_Stated goal_
How many lines of the records below contain the word "picture"? Answer with the number alone.

_Listing_
========================================================================

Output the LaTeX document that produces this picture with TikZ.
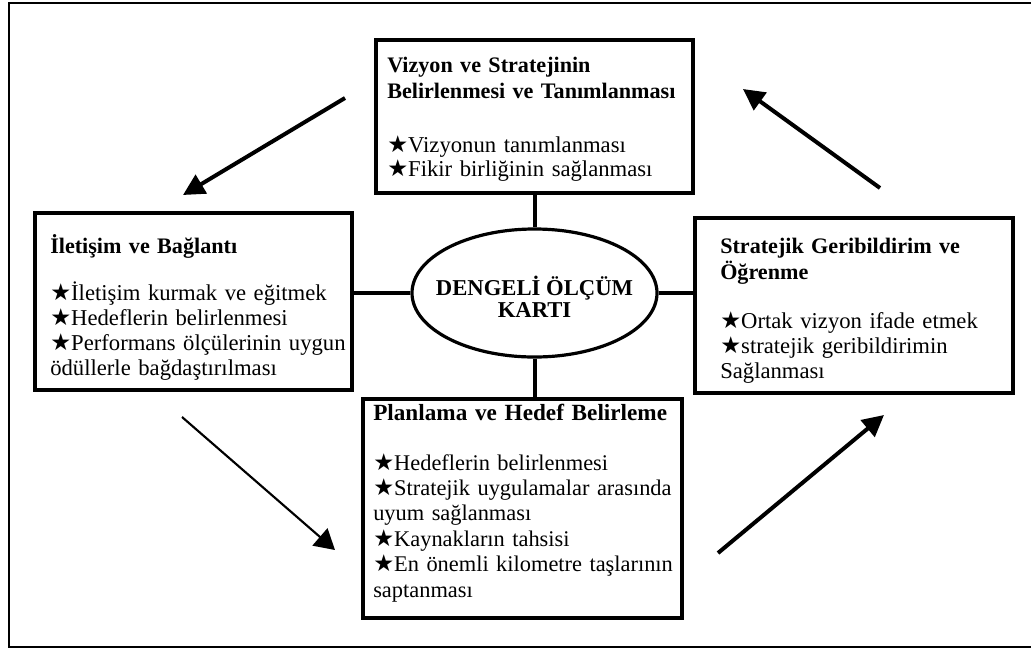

========================================================================

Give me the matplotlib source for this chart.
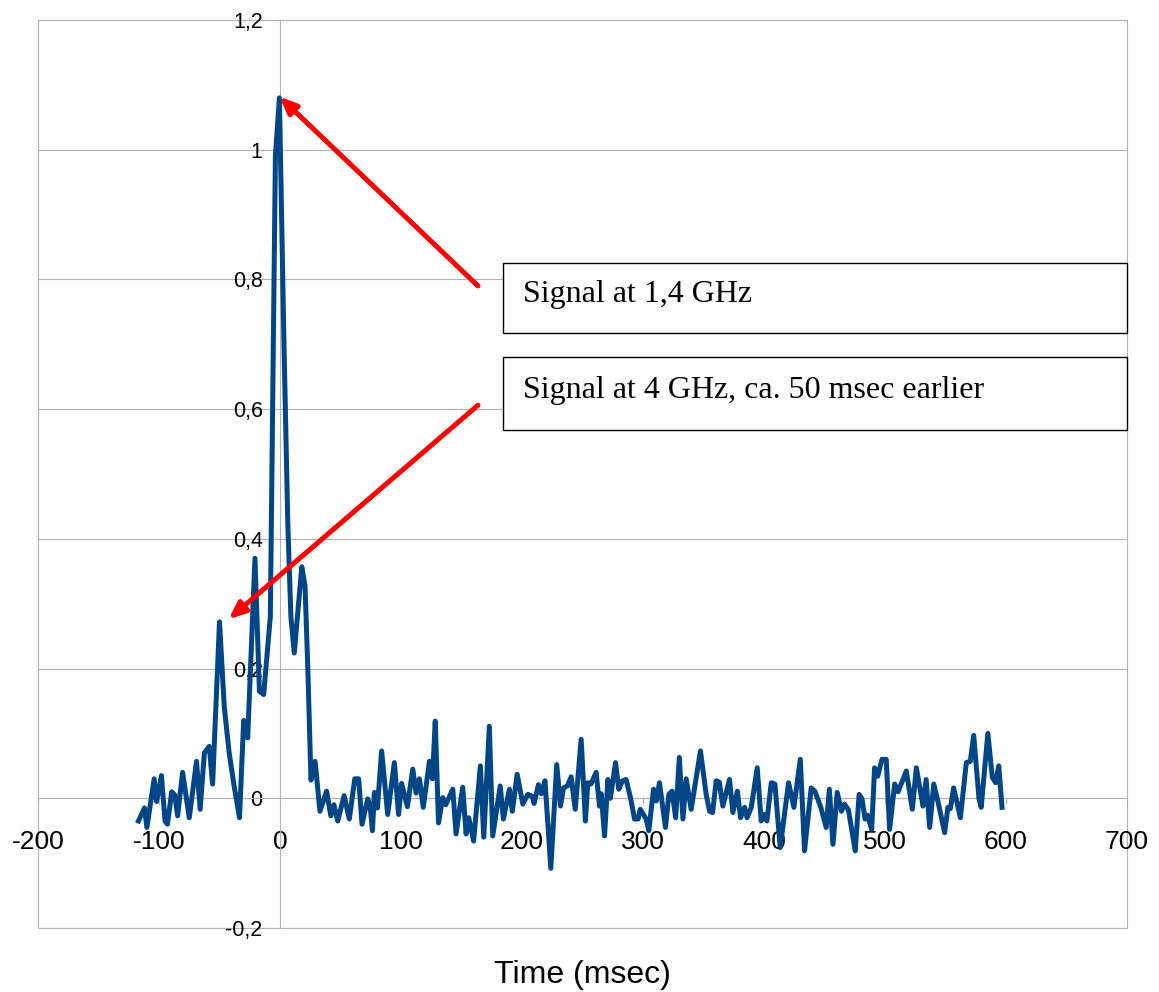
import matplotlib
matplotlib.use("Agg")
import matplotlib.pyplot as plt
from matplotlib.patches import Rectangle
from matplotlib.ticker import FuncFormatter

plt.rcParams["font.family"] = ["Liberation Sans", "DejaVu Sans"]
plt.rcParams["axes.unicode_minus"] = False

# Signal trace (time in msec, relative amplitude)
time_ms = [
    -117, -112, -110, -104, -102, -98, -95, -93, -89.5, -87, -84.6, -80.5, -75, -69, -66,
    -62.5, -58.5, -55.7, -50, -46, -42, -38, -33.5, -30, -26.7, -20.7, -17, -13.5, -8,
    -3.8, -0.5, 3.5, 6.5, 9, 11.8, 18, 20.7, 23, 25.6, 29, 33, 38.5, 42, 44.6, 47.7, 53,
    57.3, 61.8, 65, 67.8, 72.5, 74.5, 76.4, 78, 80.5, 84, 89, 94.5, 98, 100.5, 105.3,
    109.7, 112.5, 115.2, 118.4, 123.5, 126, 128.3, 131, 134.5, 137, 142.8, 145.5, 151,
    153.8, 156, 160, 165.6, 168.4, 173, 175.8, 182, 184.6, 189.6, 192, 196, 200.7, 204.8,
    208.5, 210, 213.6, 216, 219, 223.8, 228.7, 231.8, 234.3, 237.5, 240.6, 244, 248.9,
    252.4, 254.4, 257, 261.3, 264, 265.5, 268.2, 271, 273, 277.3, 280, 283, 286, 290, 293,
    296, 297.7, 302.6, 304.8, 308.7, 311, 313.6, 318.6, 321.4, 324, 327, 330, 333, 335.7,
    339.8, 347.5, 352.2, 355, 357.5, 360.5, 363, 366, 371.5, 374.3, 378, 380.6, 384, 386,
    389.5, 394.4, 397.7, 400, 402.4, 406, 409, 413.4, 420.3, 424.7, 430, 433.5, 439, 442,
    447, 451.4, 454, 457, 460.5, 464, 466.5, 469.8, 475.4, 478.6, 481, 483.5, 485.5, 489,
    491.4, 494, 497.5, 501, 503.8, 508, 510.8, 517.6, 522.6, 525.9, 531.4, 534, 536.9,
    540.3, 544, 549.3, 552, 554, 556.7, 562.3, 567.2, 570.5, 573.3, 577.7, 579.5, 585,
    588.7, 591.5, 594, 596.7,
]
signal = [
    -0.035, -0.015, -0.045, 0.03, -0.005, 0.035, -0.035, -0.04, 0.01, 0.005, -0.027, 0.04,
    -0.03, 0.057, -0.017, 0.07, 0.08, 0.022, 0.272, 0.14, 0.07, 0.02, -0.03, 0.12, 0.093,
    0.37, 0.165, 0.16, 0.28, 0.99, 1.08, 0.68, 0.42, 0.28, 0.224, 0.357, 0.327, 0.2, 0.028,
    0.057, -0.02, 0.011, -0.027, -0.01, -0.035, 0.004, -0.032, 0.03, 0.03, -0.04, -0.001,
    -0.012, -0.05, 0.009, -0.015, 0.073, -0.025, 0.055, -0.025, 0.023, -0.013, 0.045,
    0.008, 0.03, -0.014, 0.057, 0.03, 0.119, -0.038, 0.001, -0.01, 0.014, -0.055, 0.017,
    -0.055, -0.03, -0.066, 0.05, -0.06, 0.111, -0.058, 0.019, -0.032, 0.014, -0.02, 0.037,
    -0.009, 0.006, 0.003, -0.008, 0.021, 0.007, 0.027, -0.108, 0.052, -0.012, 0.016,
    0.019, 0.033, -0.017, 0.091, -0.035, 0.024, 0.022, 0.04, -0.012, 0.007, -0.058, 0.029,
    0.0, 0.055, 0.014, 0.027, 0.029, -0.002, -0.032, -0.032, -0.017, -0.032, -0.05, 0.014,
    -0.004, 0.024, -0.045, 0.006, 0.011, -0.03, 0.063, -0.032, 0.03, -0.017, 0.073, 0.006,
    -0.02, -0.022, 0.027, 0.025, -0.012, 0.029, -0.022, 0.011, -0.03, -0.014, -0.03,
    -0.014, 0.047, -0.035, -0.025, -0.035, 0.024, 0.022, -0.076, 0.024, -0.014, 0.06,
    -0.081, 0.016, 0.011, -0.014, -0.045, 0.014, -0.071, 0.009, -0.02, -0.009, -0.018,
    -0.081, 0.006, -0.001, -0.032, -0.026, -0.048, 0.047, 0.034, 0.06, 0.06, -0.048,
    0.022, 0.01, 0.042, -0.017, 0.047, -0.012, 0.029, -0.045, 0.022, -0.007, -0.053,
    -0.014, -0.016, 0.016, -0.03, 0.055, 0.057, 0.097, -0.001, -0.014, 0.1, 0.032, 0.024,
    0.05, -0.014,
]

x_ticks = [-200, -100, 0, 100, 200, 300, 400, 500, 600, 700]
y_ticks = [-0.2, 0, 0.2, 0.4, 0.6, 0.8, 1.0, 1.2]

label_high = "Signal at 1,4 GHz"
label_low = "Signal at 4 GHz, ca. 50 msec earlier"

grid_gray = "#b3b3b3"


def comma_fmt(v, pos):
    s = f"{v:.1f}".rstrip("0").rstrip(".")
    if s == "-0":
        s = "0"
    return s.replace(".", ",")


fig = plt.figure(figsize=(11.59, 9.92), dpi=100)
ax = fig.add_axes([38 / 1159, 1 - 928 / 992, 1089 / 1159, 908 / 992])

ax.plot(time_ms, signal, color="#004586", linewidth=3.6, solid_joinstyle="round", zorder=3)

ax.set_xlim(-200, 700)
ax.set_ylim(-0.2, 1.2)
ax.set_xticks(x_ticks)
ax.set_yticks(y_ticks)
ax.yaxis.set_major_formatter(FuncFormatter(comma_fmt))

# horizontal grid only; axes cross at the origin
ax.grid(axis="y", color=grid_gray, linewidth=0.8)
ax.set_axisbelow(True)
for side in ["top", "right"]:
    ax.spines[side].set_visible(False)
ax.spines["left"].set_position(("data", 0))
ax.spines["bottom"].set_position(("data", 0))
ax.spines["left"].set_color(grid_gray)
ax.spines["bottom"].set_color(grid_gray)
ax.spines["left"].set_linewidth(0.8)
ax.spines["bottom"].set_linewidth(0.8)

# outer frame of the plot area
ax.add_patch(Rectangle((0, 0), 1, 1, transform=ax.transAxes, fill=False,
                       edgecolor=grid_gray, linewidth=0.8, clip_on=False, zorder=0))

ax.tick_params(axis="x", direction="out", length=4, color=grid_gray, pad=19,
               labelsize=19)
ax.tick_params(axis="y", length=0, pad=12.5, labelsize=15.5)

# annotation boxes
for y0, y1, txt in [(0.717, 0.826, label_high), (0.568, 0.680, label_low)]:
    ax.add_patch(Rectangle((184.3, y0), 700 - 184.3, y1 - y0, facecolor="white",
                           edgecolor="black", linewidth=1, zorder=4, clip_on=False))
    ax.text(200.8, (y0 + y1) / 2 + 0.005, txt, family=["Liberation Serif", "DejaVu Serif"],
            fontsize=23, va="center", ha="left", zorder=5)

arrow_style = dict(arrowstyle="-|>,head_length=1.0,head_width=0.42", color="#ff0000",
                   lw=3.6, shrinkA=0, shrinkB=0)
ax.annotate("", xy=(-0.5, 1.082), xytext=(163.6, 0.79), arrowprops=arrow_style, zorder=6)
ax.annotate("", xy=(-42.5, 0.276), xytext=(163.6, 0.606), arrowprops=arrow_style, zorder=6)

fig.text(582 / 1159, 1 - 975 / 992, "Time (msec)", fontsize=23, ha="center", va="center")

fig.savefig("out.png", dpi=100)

========================================================================

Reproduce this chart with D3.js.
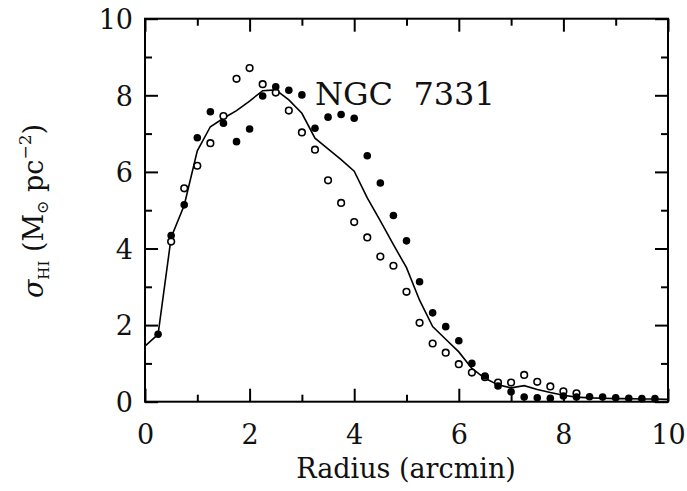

========================================================================

_Written response_
1